§ WHAT THE EXERCISE ASKS
Write out each line word for word. Drop pictures.
— begin MATERIAL —
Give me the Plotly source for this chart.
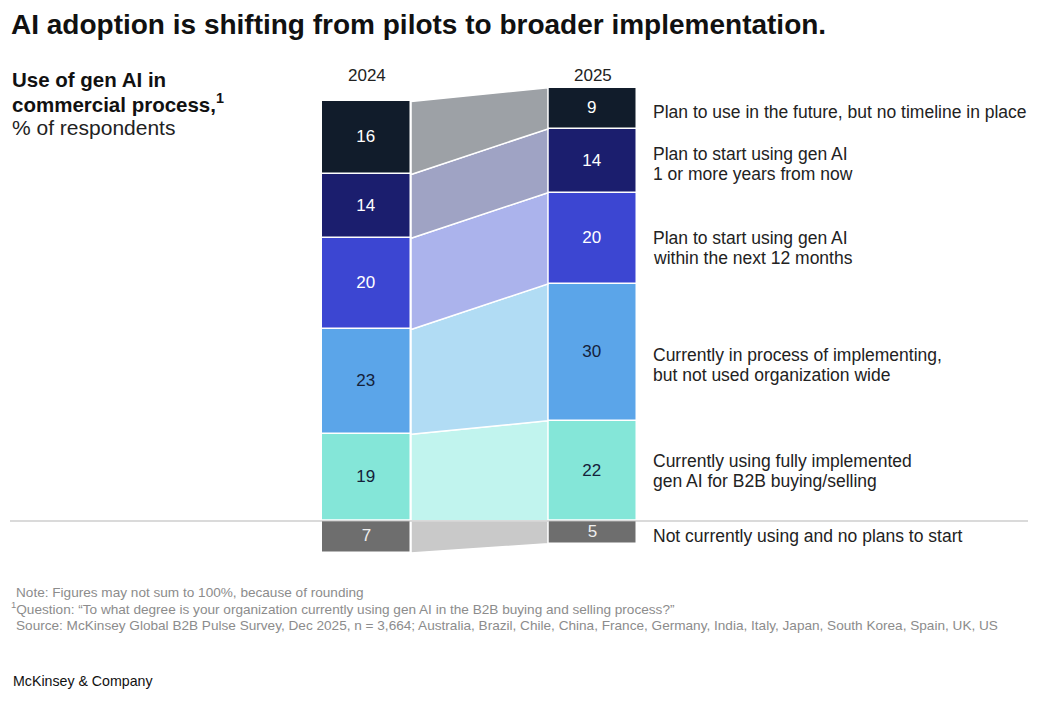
import plotly.graph_objects as go

# data, bottom to top of the positive stack
years = ["2024", "2025"]
categories = [
    "Currently using fully implemented<br>gen AI for B2B buying/selling",
    "Currently in process of implementing,<br>but not used organization wide",
    "Plan to start using gen AI<br>within the next 12 months",
    "Plan to start using gen AI<br>1 or more years from now",
    "Plan to use in the future, but no timeline in place",
]
values_2024 = [19, 23, 20, 14, 16]
values_2025 = [22, 30, 20, 14, 9]
not_using_label = "Not currently using and no plans to start"
not_using = [7, 5]

bar_colors = ["#84e6d8", "#5ba5e9", "#3c46d2", "#1b1e6e", "#111c2b"]
link_colors = ["#c1f4ee", "#b1dcf4", "#abb3ec", "#9fa3c4", "#9da1a6"]
text_colors = ["#14213a", "#14213a", "#ffffff", "#ffffff", "#ffffff"]
label_shift = [0, -13, -10, -3, -4]  # px nudges for right-hand labels

# page is offset by the 8px body margin
W, H = 1046, 692
OFF = 8
FONT = "Liberation Sans"
BAR_W = 0.394
x_pos = [0, 1]
UNIT = 4.56       # px per percentage point
X0, XSTEP = 366.5, 226
BASE = 521


def px(x):
    return (x - OFF) / W


def py(y):
    return 1 - (y - OFF) / H


def note(text, x, y, size, color, bold=False, anchor="left"):
    if bold:
        text = "<b>" + text + "</b>"
    fig.add_annotation(x=px(x), y=py(y), xref="paper", yref="paper", text=text,
                       showarrow=False, xanchor=anchor, yanchor="middle",
                       font=dict(family=FONT, size=size, color=color))


fig = go.Figure()

# connector bands between the two bars
cum24, cum25 = 0, 0
mids25 = []
xl, xr = BAR_W / 2, 1 - BAR_W / 2
for i, cat in enumerate(categories):
    b0, t0 = cum24, cum24 + values_2024[i]
    b1, t1 = cum25, cum25 + values_2025[i]
    cum24, cum25 = t0, t1
    mids25.append((b1 + t1) / 2)
    fig.add_trace(go.Scatter(
        x=[xl, xr, xr, xl, xl], y=[b0, b1, t1, t0, b0],
        fill="toself", fillcolor=link_colors[i], mode="lines",
        line=dict(color="white", width=1.5), hoverinfo="skip", showlegend=False))

fig.add_trace(go.Scatter(
    x=[xl, xr, xr, xl, xl], y=[-not_using[0], -not_using[1], 0, 0, -not_using[0]],
    fill="toself", fillcolor="#c9c9c9", mode="lines",
    line=dict(color="white", width=1.5), hoverinfo="skip", showlegend=False))

# stacked bars
for i, cat in enumerate(categories):
    vals = [values_2024[i], values_2025[i]]
    fig.add_trace(go.Bar(
        x=x_pos, y=vals, width=BAR_W, text=[str(v) for v in vals],
        textposition="inside", insidetextanchor="middle", textangle=0,
        textfont=dict(family=FONT, size=17, color=text_colors[i]),
        marker=dict(color=bar_colors[i], line=dict(color="white", width=1.5)),
        showlegend=False, hoverinfo="skip"))

# "not using" sits below the baseline; its numbers go on as a text trace
# because the bar is too thin for plotly's inside text at full size
fig.add_trace(go.Bar(
    x=x_pos, y=[-v for v in not_using], width=BAR_W,
    marker=dict(color="#6e6e6e", line=dict(color="white", width=1.5)),
    showlegend=False, hoverinfo="skip"))
fig.add_trace(go.Scatter(
    x=x_pos, y=[-v / 2 for v in not_using], mode="text",
    text=[str(v) for v in not_using],
    textfont=dict(family=FONT, size=17, color="#eeeeee"),
    showlegend=False, hoverinfo="skip"))

# right-hand labels, one annotation per line
for i, cat in enumerate(categories):
    lines = cat.split("<br>")
    for j, line in enumerate(lines):
        off = (j - (len(lines) - 1) / 2) * 20
        fig.add_annotation(x=px(651), xref="paper", y=mids25[i], yref="y", text=line,
                           showarrow=False, xanchor="left", yanchor="middle",
                           yshift=label_shift[i] - off,
                           font=dict(family=FONT, size=17.5, color="#222222"))
fig.add_annotation(x=px(651), xref="paper", y=-not_using[1] / 2, yref="y",
                   text=not_using_label, showarrow=False, xanchor="left",
                   yanchor="middle", yshift=-4,
                   font=dict(family=FONT, size=17.5, color="#222222"))

# year headers
for xp, yr in zip(x_pos, years):
    fig.add_annotation(x=xp, xref="x", y=py(75), yref="paper", text=yr, showarrow=False,
                       xanchor="center", yanchor="middle",
                       font=dict(family=FONT, size=17, color="#222222"))

# titles and notes
note("AI adoption is shifting from pilots to broader implementation.", 9, 25, 28, "#111111", bold=True)
note("Use of gen AI in", 10, 79, 20.5, "#111111", bold=True)
note("commercial process,<sup>1</sup>", 10, 103, 20.5, "#111111", bold=True)
note("% of respondents", 10, 127, 21, "#222222")

grey = "#8c8c8c"
note("Note: Figures may not sum to 100%, because of rounding", 14, 592, 13.6, grey)
note("<sup>1</sup>Question: “To what degree is your organization currently using gen AI "
     "in the B2B buying and selling process?”", 9, 608, 13.6, grey)
note("Source: McKinsey Global B2B Pulse Survey, Dec 2025, n = 3,664; Australia, Brazil, "
     "Chile, China, France, Germany, India, Italy, Japan, South Korea, Spain, UK, US", 14, 625, 13.6, grey)
note("McKinsey & Company", 11, 681, 14.2, "#111111")

# baseline
fig.add_shape(type="line", xref="paper", yref="y", x0=px(10), x1=px(1028), y0=0, y1=0,
              line=dict(color="#b5b5b5", width=1.2), layer="above")

fig.update_layout(
    width=W, height=H, margin=dict(l=0, r=0, t=0, b=0),
    barmode="relative", bargap=0,
    plot_bgcolor="white", paper_bgcolor="white",
    xaxis=dict(range=[(OFF - X0) / XSTEP, (OFF + W - X0) / XSTEP], visible=False, fixedrange=True),
    yaxis=dict(range=[-(OFF + H - BASE) / UNIT, (BASE - OFF) / UNIT], visible=False, fixedrange=True),
)

fig.write_html("out.html")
— end MATERIAL —
§ TASK RESULT
Give me the Plotly source for this chart.
import plotly.graph_objects as go

# data, bottom to top of the positive stack
years = ["2024", "2025"]
categories = [
    "Currently using fully implemented<br>gen AI for B2B buying/selling",
    "Currently in process of implementing,<br>but not used organization wide",
    "Plan to start using gen AI<br>within the next 12 months",
    "Plan to start using gen AI<br>1 or more years from now",
    "Plan to use in the future, but no timeline in place",
]
values_2024 = [19, 23, 20, 14, 16]
values_2025 = [22, 30, 20, 14, 9]
not_using_label = "Not currently using and no plans to start"
not_using = [7, 5]

bar_colors = ["#84e6d8", "#5ba5e9", "#3c46d2", "#1b1e6e", "#111c2b"]
link_colors = ["#c1f4ee", "#b1dcf4", "#abb3ec", "#9fa3c4", "#9da1a6"]
text_colors = ["#14213a", "#14213a", "#ffffff", "#ffffff", "#ffffff"]
label_shift = [0, -13, -10, -3, -4]  # px nudges for right-hand labels

# page is offset by the 8px body margin
W, H = 1046, 692
OFF = 8
FONT = "Liberation Sans"
BAR_W = 0.394
x_pos = [0, 1]
UNIT = 4.56       # px per percentage point
X0, XSTEP = 366.5, 226
BASE = 521


def px(x):
    return (x - OFF) / W


def py(y):
    return 1 - (y - OFF) / H


def note(text, x, y, size, color, bold=False, anchor="left"):
    if bold:
        text = "<b>" + text + "</b>"
    fig.add_annotation(x=px(x), y=py(y), xref="paper", yref="paper", text=text,
                       showarrow=False, xanchor=anchor, yanchor="middle",
                       font=dict(family=FONT, size=size, color=color))


fig = go.Figure()

# connector bands between the two bars
cum24, cum25 = 0, 0
mids25 = []
xl, xr = BAR_W / 2, 1 - BAR_W / 2
for i, cat in enumerate(categories):
    b0, t0 = cum24, cum24 + values_2024[i]
    b1, t1 = cum25, cum25 + values_2025[i]
    cum24, cum25 = t0, t1
    mids25.append((b1 + t1) / 2)
    fig.add_trace(go.Scatter(
        x=[xl, xr, xr, xl, xl], y=[b0, b1, t1, t0, b0],
        fill="toself", fillcolor=link_colors[i], mode="lines",
        line=dict(color="white", width=1.5), hoverinfo="skip", showlegend=False))

fig.add_trace(go.Scatter(
    x=[xl, xr, xr, xl, xl], y=[-not_using[0], -not_using[1], 0, 0, -not_using[0]],
    fill="toself", fillcolor="#c9c9c9", mode="lines",
    line=dict(color="white", width=1.5), hoverinfo="skip", showlegend=False))

# stacked bars
for i, cat in enumerate(categories):
    vals = [values_2024[i], values_2025[i]]
    fig.add_trace(go.Bar(
        x=x_pos, y=vals, width=BAR_W, text=[str(v) for v in vals],
        textposition="inside", insidetextanchor="middle", textangle=0,
        textfont=dict(family=FONT, size=17, color=text_colors[i]),
        marker=dict(color=bar_colors[i], line=dict(color="white", width=1.5)),
        showlegend=False, hoverinfo="skip"))

# "not using" sits below the baseline; its numbers go on as a text trace
# because the bar is too thin for plotly's inside text at full size
fig.add_trace(go.Bar(
    x=x_pos, y=[-v for v in not_using], width=BAR_W,
    marker=dict(color="#6e6e6e", line=dict(color="white", width=1.5)),
    showlegend=False, hoverinfo="skip"))
fig.add_trace(go.Scatter(
    x=x_pos, y=[-v / 2 for v in not_using], mode="text",
    text=[str(v) for v in not_using],
    textfont=dict(family=FONT, size=17, color="#eeeeee"),
    showlegend=False, hoverinfo="skip"))

# right-hand labels, one annotation per line
for i, cat in enumerate(categories):
    lines = cat.split("<br>")
    for j, line in enumerate(lines):
        off = (j - (len(lines) - 1) / 2) * 20
        fig.add_annotation(x=px(651), xref="paper", y=mids25[i], yref="y", text=line,
                           showarrow=False, xanchor="left", yanchor="middle",
                           yshift=label_shift[i] - off,
                           font=dict(family=FONT, size=17.5, color="#222222"))
fig.add_annotation(x=px(651), xref="paper", y=-not_using[1] / 2, yref="y",
                   text=not_using_label, showarrow=False, xanchor="left",
                   yanchor="middle", yshift=-4,
                   font=dict(family=FONT, size=17.5, color="#222222"))

# year headers
for xp, yr in zip(x_pos, years):
    fig.add_annotation(x=xp, xref="x", y=py(75), yref="paper", text=yr, showarrow=False,
                       xanchor="center", yanchor="middle",
                       font=dict(family=FONT, size=17, color="#222222"))

# titles and notes
note("AI adoption is shifting from pilots to broader implementation.", 9, 25, 28, "#111111", bold=True)
note("Use of gen AI in", 10, 79, 20.5, "#111111", bold=True)
note("commercial process,<sup>1</sup>", 10, 103, 20.5, "#111111", bold=True)
note("% of respondents", 10, 127, 21, "#222222")

grey = "#8c8c8c"
note("Note: Figures may not sum to 100%, because of rounding", 14, 592, 13.6, grey)
note("<sup>1</sup>Question: “To what degree is your organization currently using gen AI "
     "in the B2B buying and selling process?”", 9, 608, 13.6, grey)
note("Source: McKinsey Global B2B Pulse Survey, Dec 2025, n = 3,664; Australia, Brazil, "
     "Chile, China, France, Germany, India, Italy, Japan, South Korea, Spain, UK, US", 14, 625, 13.6, grey)
note("McKinsey & Company", 11, 681, 14.2, "#111111")

# baseline
fig.add_shape(type="line", xref="paper", yref="y", x0=px(10), x1=px(1028), y0=0, y1=0,
              line=dict(color="#b5b5b5", width=1.2), layer="above")

fig.update_layout(
    width=W, height=H, margin=dict(l=0, r=0, t=0, b=0),
    barmode="relative", bargap=0,
    plot_bgcolor="white", paper_bgcolor="white",
    xaxis=dict(range=[(OFF - X0) / XSTEP, (OFF + W - X0) / XSTEP], visible=False, fixedrange=True),
    yaxis=dict(range=[-(OFF + H - BASE) / UNIT, (BASE - OFF) / UNIT], visible=False, fixedrange=True),
)

fig.write_html("out.html")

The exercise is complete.